Rogers, who also has placed cameras in northern Minnesota bear dens to stream live video of births to huge international audiences online, said he had long expected the state agency to rule against him. He said that he now plans to ask the Minnesota Court of Appeals to review the decision.

DNR Commissioner Tom Landwehr made his agency's initial decision last year not to renew Rogers' permit. After a public outcry from the researcher's followers, he agreed to submit the case to an administrative law judge for a trial-like proceeding.

Chief Administrative Law Judge Tammy Pust found in May that the DNR had sufficient legal grounds for pulling Rogers' permit, saying his methods raised significant public safety concerns. Such rulings normally go back to an agency head for a final decision. That would have been Landwehr, but he appointed Lokkesmoe to handle the case instead because he had not been involved with the Rogers case previously.

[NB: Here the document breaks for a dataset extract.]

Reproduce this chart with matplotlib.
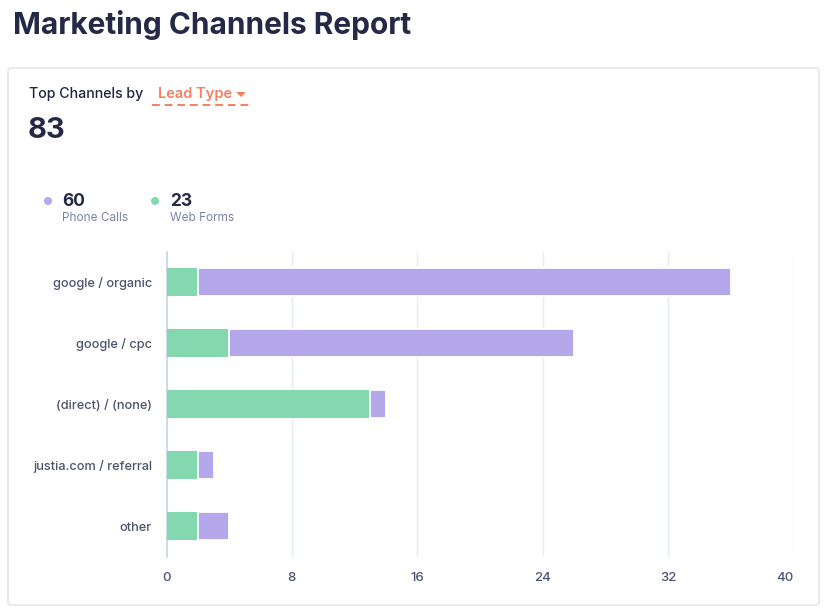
import matplotlib
matplotlib.use("Agg")
import matplotlib.pyplot as plt
from matplotlib.patches import FancyBboxPatch, Circle, Polygon

plt.rcParams['font.family'] = ['Inter', 'DejaVu Sans']

# data
channels = ["google / organic", "google / cpc", "(direct) / (none)", "justia.com / referral", "other"]
web_forms = [2, 4, 13, 2, 2]
phone_calls = [34, 22, 1, 1, 2]
x_ticks = [0, 8, 16, 24, 32, 40]
total_leads = 83
phone_total = 60
web_total = 23

green = "#84d8b0"
purple = "#b4a8ea"
navy = "#232946"
label_c = "#4b5470"

W, H = 833, 610
fig = plt.figure(figsize=(W / 100, H / 100), dpi=100)

# pixel overlay for card and header texts
bg = fig.add_axes([0, 0, 1, 1], zorder=0)
bg.set_xlim(0, W)
bg.set_ylim(H, 0)
bg.axis("off")

card = FancyBboxPatch((8, 68), 811, 537, boxstyle="round,pad=0,rounding_size=3",
                      facecolor="white", edgecolor="#dde3ea", linewidth=1)
bg.add_patch(card)

bg.text(13, 25.5, "Marketing Channels Report", fontsize=21.5, fontweight="bold",
        color=navy, va="center", ha="left")
bg.text(29, 94, "Top Channels by", fontsize=10.2, fontweight="medium",
        color="#1f2440", va="center", ha="left")
bg.text(158, 94, "Lead Type", fontsize=10.5, fontweight="semibold",
        color="#f47f5f", va="center", ha="left")
bg.add_patch(Polygon([[236, 92], [246, 92], [241, 97]], closed=True,
                     facecolor="#f47f5f", edgecolor="none"))
bg.plot([152, 251], [105, 105], color="#f47f5f", linewidth=1.4, dashes=(4, 2.5))
bg.text(28, 131, str(total_leads), fontsize=21, fontweight="bold",
        color=navy, va="center", ha="left")

bg.add_patch(Circle((48, 201), 4, facecolor=purple, edgecolor="none"))
bg.add_patch(Circle((155, 201), 4, facecolor=green, edgecolor="none"))
bg.text(62, 201, str(phone_total), fontsize=12.5, fontweight="bold",
        color=navy, va="center", ha="left")
bg.text(170, 201, str(web_total), fontsize=12.5, fontweight="bold",
        color=navy, va="center", ha="left")
bg.text(62, 218, "Phone Calls", fontsize=8.5, color="#7a84a6", va="center", ha="left")
bg.text(170, 218, "Web Forms", fontsize=8.5, color="#7a84a6", va="center", ha="left")

# chart
left, right, top, bottom = 166.5, 793.3, 252, 556.7
ax = fig.add_axes([left / W, 1 - bottom / H, (right - left) / W, (bottom - top) / H], zorder=1)
ax.patch.set_alpha(0)

ypos = list(range(len(channels)))
ax.barh(ypos, web_forms, height=0.46, color=green, zorder=3)
ax.barh(ypos, phone_calls, left=web_forms, height=0.46, color=purple,
        edgecolor="white", linewidth=1.3, zorder=3)

ax.set_xlim(0, 40)
ax.set_ylim(len(channels) - 0.5, -0.5)
ax.set_yticks(ypos)
ax.set_yticklabels(channels)
ax.set_xticks(x_ticks)
ax.set_xticklabels([str(t) for t in x_ticks])

for t in x_ticks[1:]:
    ax.axvline(t, color="#e4edef", linewidth=1, zorder=1)

for s in ["top", "right", "bottom"]:
    ax.spines[s].set_visible(False)
ax.spines["left"].set_color("#c5d3e8")
ax.spines["left"].set_linewidth(1.2)

ax.tick_params(axis="y", length=0, pad=10.5, labelsize=9.2, labelcolor=label_c)
ax.tick_params(axis="x", length=0, pad=11, labelsize=9.5, labelcolor=label_c)
for lab in ax.get_yticklabels() + ax.get_xticklabels():
    lab.set_fontweight("medium")
ax.get_xticklabels()[-1].set_ha("right")

fig.savefig("out.png", dpi=100)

DNR spokesman Chris Niskanen defended the process as fair, saying the conflict was resolved through testimony before two impartial decision-makers who "have spent innumerable hours reviewing, listening, looking through this case very carefully."

But Rogers questioned Lokkesmoe's impartiality, saying Landwehr had long wanted to pull his permit.

"We never figured that his administrator would rule against the big boss. ... We were up against something bigger than we could handle," Rogers said.

Rogers said he removed the last radio collars from his seven or eight remaining research bears between Tower and Ely this summer after Pust ruled against him. He said he acted out of concern for their safety because he believed hunters were deliberately targeting his collared bears. He said hunters usually killed about 5 percent of his collared bears a year, but that jumped to 30 percent as his dispute with the DNR intensified.

Rogers, who founded the North American Bear Center in Ely, a popular tourist attraction, said he'll keep studying bears as best he can. But he called it a "travesty" that the DNR won't let him place webcams in bear dens any longer. He said the video cameras posed no threat to public safety, but they taught thousands of schoolchildren around the country to like bears rather than hunt them.